Cerys Matthews can sing and write songs and Catrin Finch can play the harp and write music but neither is up to the twists, leaps and turns of ballet.
Just for a laugh, they had a go at the end of their evening collaboration with Newport-based Ballet Cymru as everyone lined up for curtain calls. The results got them applause from a delighted capacity audience but no chance of an audition.
It was just as well that division of labour was strictly demarcated, for Cerys’s songs and Catrin’s Celtic Concerto were splendidly choreographed by Ballet Cymru’s Darius James and Amy Doughty and performed by the company in what was partly a homage to a pair of Welsh musical icons.
Finch’s music, in which she played the harp solo and was supported by musicians from Sinfonia Cymru, gravitates towards an epicentre both mournful and elegiac and this was exactly personified by the dancers.

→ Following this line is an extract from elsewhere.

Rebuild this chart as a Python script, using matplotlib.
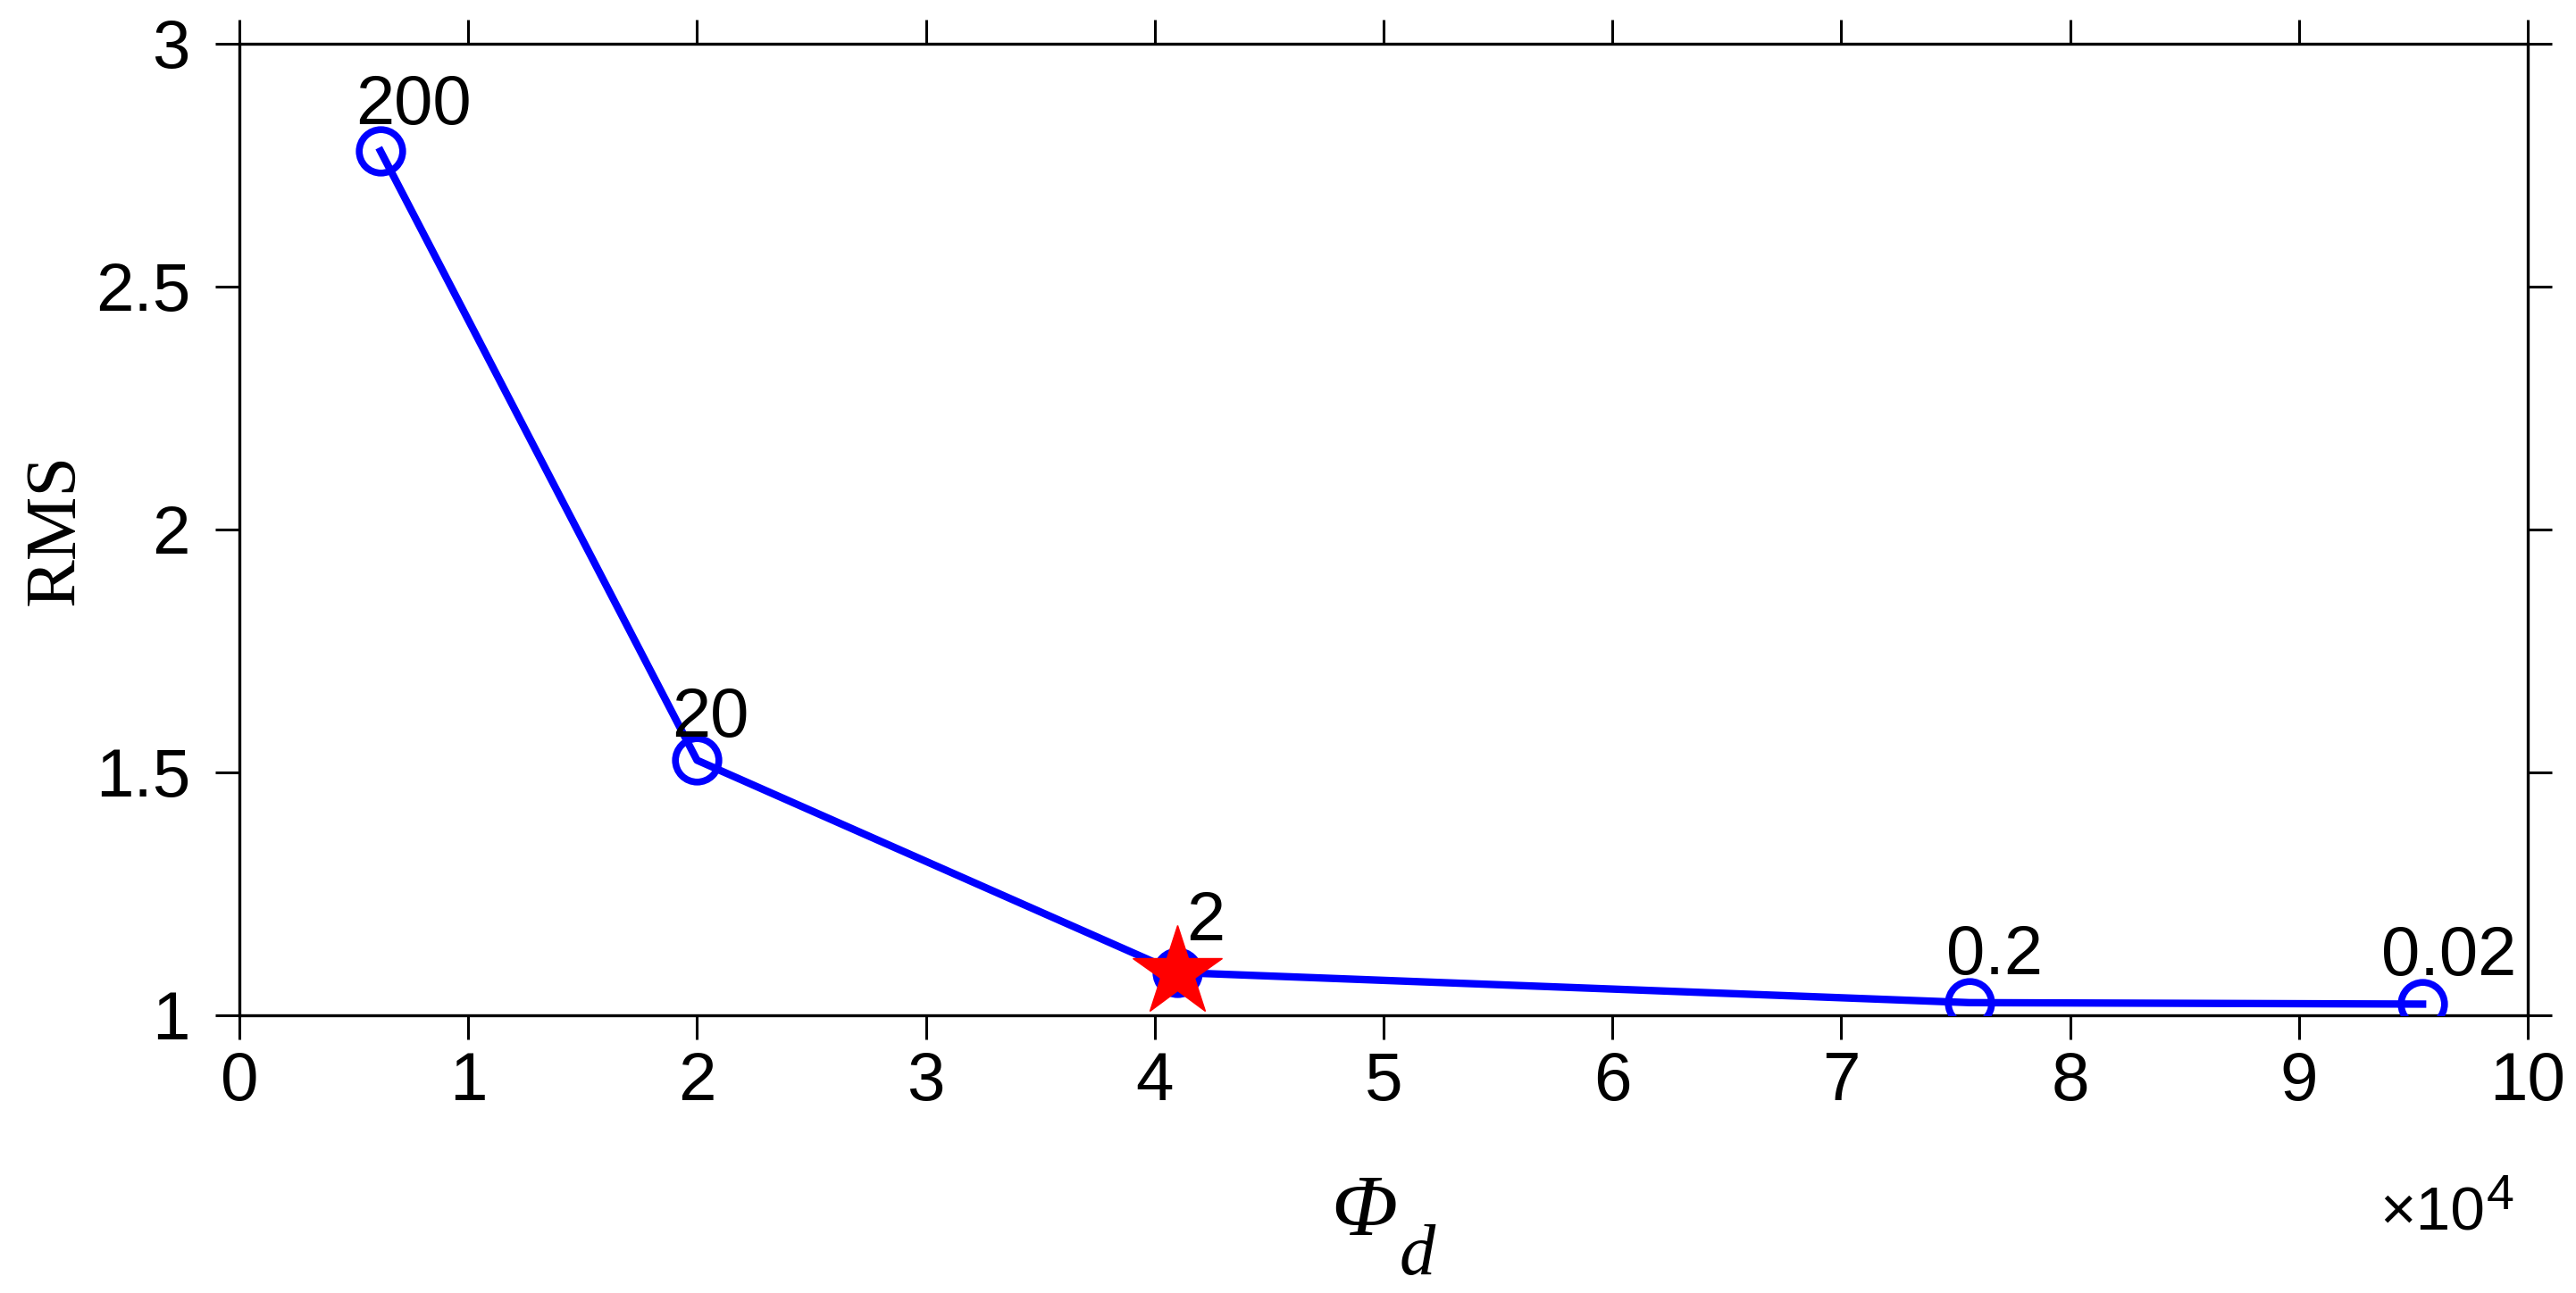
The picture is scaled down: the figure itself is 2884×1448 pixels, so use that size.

The approach of the choreographers in both collaborations was based on free assembly, in which the spotlight fell on single or interacting groups. It caught perfectly the intimacy and elasticity of the occasion.
Cerys’s set, called Tir (Welsh for ‘land’) consisted of the singer plus guitar perched stage left and exploring traditional Welsh airs such as Dafydd y Garreg Wen, Myfanwy and Ar Hyd y Nos. The dance movements with their improvised character were seemingly conjured by the music itself. There were also more modern ditties, freely interpreted.
Cerys is always a hoot and her introductions were no exception. But like Finch’s, her musicianship was original and deadly serious - except when trying to upstage the dancers, who were Lydia Arnoux, Sam Bishop, Iselin Bowen, Nicolas Capelle, Emily Pimm Edwards, Krystal Lowe, Shaun Mendum, Daisuke Miura, Daniel Morrison and Mandev Sokhi. They were terrific, and performed these routines with the highest degree of interpretative skill. And to think that they're based here, among us. We really should be so lucky.